On the upper storey, there are 12-pane sash windows, hornless in the center, and tripartite hornless sashes in the outer bays. A broad central gable includes a small-pane round-headed attic window, with 3-light roof dormers added in the 1940s on either side. To the left, there is a 1-storey projection that is partly integrated into the veranda, and the left gable end features a replacement attic window.
The veranda wraps around the right angle, leading to a 19th-century pebble-dashed porch with a replacement panel door. Above the porch is a 12-pane hornless sash window. Further to the right is Little Bryn, and on the opposite side of the rear is Bryn Canol, both of which were formerly service wings but are now separate dwellings. Between these two is a stair turret, which has a 12-pane horizontal-sliding sash window on the upper landing and a fixed 6-pane window on the lower landing.

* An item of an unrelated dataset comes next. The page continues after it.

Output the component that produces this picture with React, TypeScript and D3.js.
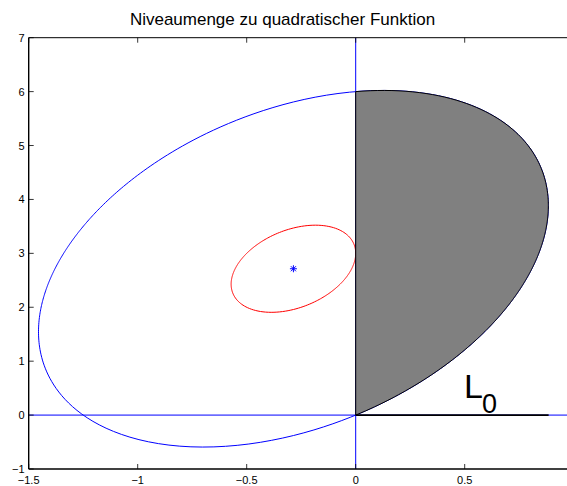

The house's plan was altered in the 19th century, but the original layout can be inferred. The main entrance likely opened into the larger right-hand room, which had a stair at the rear, with a parlour to the left, reflecting the vernacular tradition. The well-preserved broad, full-height dog-leg stair features moulded newels and plain balusters. The ground floor underwent changes in the 19th century when a corridor was created from the entrance in the gable end, leading into the right-hand room through an elliptical arch. A narrow corridor also led from the original entrance, with both corridors converging at the stair. Most windows have 19th-century panelled reveals. Of the three visible roof trusses, one has a dovetailed collar beam.